In Zionist thought, there was a particular variation of the tension as represented byTheodor Herzl’s call for the normalization of the Jewish people vs. Ahad Ha-am’s vision of Jews as bearers of a unique national cultural heritage. We might frame this as the distinction between a vision of ככל הגויים vs. אור לגויים.
Finding a balance between the two poles helps define our moral positioning in the world. It helps explain how we act ethically in the world—as a universal, human imperative or as a mandate of Jewish ethics. If the latter, do we risk succumbing to a certain kind of moral exceptionalism—or is the category incoherent, as Yeshayahu Leibowitz famously believed, and as we will pursue in a later breakout session.

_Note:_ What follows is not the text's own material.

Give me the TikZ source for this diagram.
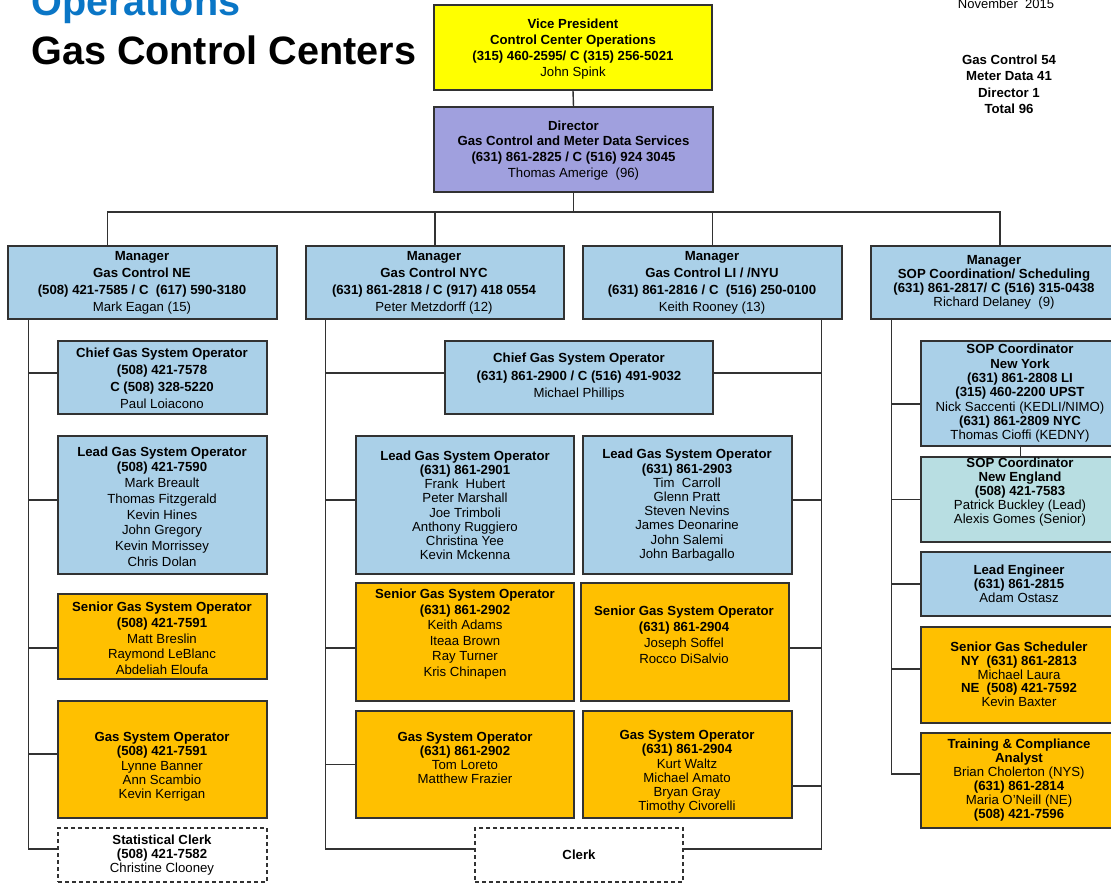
\documentclass[tikz,border=0pt]{standalone}
\usepackage{fontspec}
\setmainfont{Liberation Sans}
\usetikzlibrary{fit}
\definecolor{cblue}{RGB}{170,208,232}
\definecolor{corange}{RGB}{255,192,0}
\definecolor{cyellow}{RGB}{255,255,0}
\definecolor{clav}{RGB}{160,160,222}
\definecolor{cteal}{RGB}{184,222,226}
\definecolor{cline}{RGB}{50,50,50}
\definecolor{ctitle}{RGB}{10,118,198}
\tikzset{
  box/.style={rectangle, draw=cline, line width=1.3pt, inner sep=0pt},
  fblue/.style={fill=cblue},
  forange/.style={fill=corange},
  fyellow/.style={fill=cyellow},
  flav/.style={fill=clav},
  fteal/.style={fill=cteal},
  fclerk/.style={fill=white, dash pattern=on 4pt off 3pt},
  txt/.style={inner sep=0pt, align=center, text=black},
  ls/.style={font=\fontsize{13.2}{#1}\selectfont},
  conn/.style={draw=cline, line width=1.4pt},
}
\newcommand\obox[7]{%
  \node[box,#1,fit={#3 #4}] (#2) {};
  \node[txt,#5] (#2-t) at #6 {#7};}
\begin{document}
\begin{tikzpicture}[x=1pt,y=-1pt]
\useasboundingbox (0,0) rectangle (1111,884);
\clip (0,0) rectangle (1111,884);
\fill[white] (0,0) rectangle (1111,884);

% titles
\node[inner sep=0pt, anchor=base west, text=ctitle, font=\fontsize{39.6}{44}\selectfont\bfseries] (ttl1) at (31,15) {Operations};
\node[inner sep=0pt, anchor=base west, text=black, font=\fontsize{39.6}{44}\selectfont\bfseries] (ttl2) at (31,64) {Gas Control Centers};
\node[inner sep=0pt, anchor=base, font=\fontsize{13}{15}\selectfont] (date) at (1006,8) {November~ 2015};
\node[txt, ls=16.6] (tot) at (1009,84.2) {\textbf{Gas Control 54}\\\textbf{Meter Data 41}\\\textbf{Director 1}\\\textbf{Total 96}};

% top
\obox{fyellow}{vp}{(434,5)}{(712,90)}{ls=15.9}{(573,48.8)}{\textbf{Vice President}\\\textbf{Control Center Operations}\\\textbf{(315) 460-2595/ C (315) 256-5021}\\John Spink}
\obox{flav}{dir}{(434,107)}{(713,192)}{ls=15.8}{(573.5,150.3)}{\textbf{Director}\\\textbf{Gas Control and Meter Data Services}\\\textbf{(631) 861-2825 / C (516) 924 3045}\\Thomas Amerige~ (96)}

% managers
\obox{fblue}{mne}{(8,246)}{(277,319)}{ls=17}{(142,283)}{\textbf{Manager}\\\textbf{Gas Control NE}\\\textbf{(508) 421-7585 / C~ (617) 590-3180}\\Mark Eagan (15)}
\obox{fblue}{mnyc}{(306,246)}{(564,319)}{ls=17}{(434,283)}{\textbf{Manager}\\\textbf{Gas Control NYC}\\\textbf{(631) 861-2818 / C (917) 418 0554}\\Peter Metzdorff (12)}
\obox{fblue}{mli}{(583,246)}{(842,319)}{ls=17}{(712,283)}{\textbf{Manager}\\\textbf{Gas Control LI / /NYU}\\\textbf{(631) 861-2816 / C~ (516) 250-0100}\\Keith Rooney (13)}
\obox{fblue}{msop}{(871,246)}{(1117,319)}{ls=14}{(994,282)}{\textbf{Manager}\\\textbf{SOP Coordination/ Scheduling}\\\textbf{(631) 861-2817/ C (516) 315-0438}\\Richard Delaney~ (9)}

% NE column
\obox{fblue}{cgl}{(58,341)}{(267,414)}{ls=16.9}{(162,378.5)}{\textbf{Chief Gas System Operator}\\\textbf{(508) 421-7578}\\\textbf{C (508) 328-5220}\\Paul Loiacono}
\obox{fblue}{lgl}{(58,436)}{(267,574)}{ls=15.7}{(162,506.5)}{\textbf{Lead Gas System Operator}\\\textbf{(508) 421-7590}\\Mark Breault\\Thomas Fitzgerald\\Kevin Hines\\John Gregory\\Kevin Morrissey\\Chris Dolan}
\obox{forange}{sgl}{(58,594)}{(267,679)}{ls=15.65}{(162,638.5)}{\textbf{Senior Gas System Operator}\\\textbf{(508) 421-7591}\\Matt Breslin\\Raymond LeBlanc\\Abdeliah Eloufa}
\obox{forange}{ggl}{(58,701)}{(267,818)}{ls=14.3}{(162,766.8)}{\textbf{Gas System Operator}\\\textbf{(508) 421-7591}\\Lynne Banner\\Ann Scambio\\Kevin Kerrigan}
\obox{fclerk}{scl}{(58,828)}{(267,882)}{ls=13.7}{(162,855.2)}{\textbf{Statistical Clerk}\\\textbf{(508) 421-7582}\\Christine Clooney}

% NYC / LI columns
\obox{fblue}{cgm}{(445,341)}{(713,414)}{ls=17.5}{(579,377)}{\textbf{Chief Gas System Operator}\\\textbf{(631) 861-2900 / C (516) 491-9032}\\Michael Phillips}
\obox{fblue}{la}{(356,436)}{(574,574)}{ls=14.2}{(465,505.2)}{\textbf{Lead Gas System Operator}\\\textbf{(631) 861-2901}\\Frank~ Hubert\\Peter Marshall\\Joe Trimboli\\Anthony Ruggiero\\Christina Yee\\Kevin Mckenna}
\obox{fblue}{lb}{(583,436)}{(792,574)}{ls=14.2}{(687,505.2)}{\textbf{Lead Gas System Operator}\\\textbf{(631) 861-2903}\\Tim~ Carroll\\Glenn Pratt\\Steven Nevins\\James Deonarine\\John Salemi\\John Barbagallo}
\obox{forange}{sa}{(356,583)}{(574,701)}{ls=15.5}{(465,634.2)}{\textbf{Senior Gas System Operator}\\\textbf{(631) 861-2902}\\Keith Adams\\Iteaa Brown\\Ray Turner\\Kris Chinapen}
\obox{forange}{sb}{(581,583)}{(789,701)}{ls=15.9}{(684,635)}{\textbf{Senior Gas System Operator}\\\textbf{(631) 861-2904}\\Joseph Soffel\\Rocco DiSalvio}
\obox{forange}{ga}{(356,711)}{(574,818)}{ls=14.1}{(465,757.7)}{\textbf{Gas System Operator}\\\textbf{(631) 861-2902}\\Tom Loreto\\Matthew Frazier}
\obox{forange}{gb}{(583,711)}{(792,818)}{ls=14.1}{(687,771.8)}{\textbf{Gas System Operator}\\\textbf{(631) 861-2904}\\Kurt Waltz\\Michael Amato\\Bryan Gray\\Timothy Civorelli}
\obox{fclerk}{clk}{(475,828)}{(683,882)}{ls=14}{(579,854.3)}{\textbf{Clerk}}

% SOP column
\obox{fblue}{sny}{(921,341)}{(1120,446)}{ls=14.33}{(1020,393.5)}{\textbf{SOP Coordinator}\\\textbf{New York}\\\textbf{(631) 861-2808 LI}\\\textbf{(315) 460-2200 UPST}\\Nick Saccenti (KEDLI/NIMO)\\\textbf{(631) 861-2809 NYC}\\Thomas Cioffi (KEDNY)}
\obox{fteal}{sne}{(921,457)}{(1120,542)}{ls=14}{(1020,492.5)}{\textbf{SOP Coordinator}\\\textbf{New England}\\\textbf{(508) 421-7583}\\Patrick Buckley (Lead)\\Alexis Gomes (Senior)}
\obox{fblue}{eng}{(921,552)}{(1120,616)}{ls=14.2}{(1019,584)}{\textbf{Lead Engineer}\\\textbf{(631) 861-2815}\\Adam Ostasz}
\obox{forange}{sch}{(921,627)}{(1120,723)}{ls=13.9}{(1019,674.3)}{\textbf{Senior Gas Scheduler}\\\textbf{NY~ (631) 861-2813}\\Michael Laura\\\textbf{NE~ (508) 421-7592}\\Kevin Baxter}
\obox{forange}{trn}{(921,733)}{(1120,828)}{ls=14}{(1019,780.5)}{\textbf{Training \& Compliance}\\\textbf{Analyst}\\Brian Cholerton (NYS)\\\textbf{(631) 861-2814}\\Maria O'Neill (NE)\\\textbf{(508) 421-7596}}

% connectors: top
\coordinate (bus) at (573.5,212);
\draw[conn] (vp.south) -- (dir.north);
\draw[conn] (dir.south) -- (bus);
\draw[conn] ([xshift=-35pt]mne.north) |- (bus) -| ([xshift=6pt]msop.north);
\draw[conn] (mnyc.north) -- (mnyc.north |- bus);
\draw[conn] (mli.north) -- (mli.north |- bus);

% NE spine
\coordinate (spne) at ([xshift=21pt]mne.south west);
\draw[conn] ([yshift=4.5pt]cgl.west) -| (spne);
\draw[conn] ([yshift=5pt]lgl.west) -| (spne);
\draw[conn] ([yshift=-11.5pt]sgl.west) -| (spne);
\draw[conn] ([yshift=5.5pt]ggl.west) -| (spne);
\draw[conn] ([yshift=6pt]scl.west) -| (spne);

% NYC spine
\coordinate (spnyc) at ([xshift=20pt]mnyc.south west);
\draw[conn] ([yshift=4.5pt]cgm.west) -| (spnyc);
\draw[conn] ([yshift=5pt]la.west) -| (spnyc);
\draw[conn] ([yshift=-6pt]sa.west) -| (spnyc);
\draw[conn] (ga.west) -| (spnyc);
\draw[conn] ([yshift=6pt]clk.west) -| (spnyc);

% LI spine
\coordinate (spli) at ([xshift=-21pt]mli.south east);
\draw[conn] ([yshift=4.5pt]cgm.east) -| (spli);
\draw[conn] ([yshift=5pt]lb.east) -| (spli);
\draw[conn] ([yshift=-6pt]sb.east) -| (spli);
\draw[conn] ([yshift=-21.5pt]gb.east) -| (spli);
\draw[conn] ([yshift=6pt]clk.east) -| (spli);

% SOP spine
\coordinate (spsop) at ([xshift=21pt]msop.south west);
\draw[conn] ([yshift=-10.5pt]sny.west) -| (spsop);
\draw[conn] (sne.west) -| (spsop);
\draw[conn] (eng.west) -| (spsop);
\draw[conn] ([yshift=6pt]sch.west) -| (spsop);
\draw[conn] ([yshift=6.5pt]trn.west) -| (spsop);
\draw[conn] (sny.south) -- (sne.north);
\end{tikzpicture}
\end{document}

What are we called upon to do in a world that is so broken, here, in Israel-Palestine, and many places in between? Where is the north star of our moral compass as Jews?
And how do we understand a moral quest that is NOT defined by Jewish sources or thought?
I urge all of us to think about the following questions:
How do you understand the relationship between universalism and particularism in your own life? What are the sources of your sense of moral responsibility?
How do we prevent ourselves from descending into solipsism, a sense of exceptionalism?
Do we require a חשבון הנפש at this moment? If so, why? And what form should it take?
Where does our guilt take us? Toward a sense of our own moral failing or toward an obligation to address the suffering and needs of Palestinians on the ground?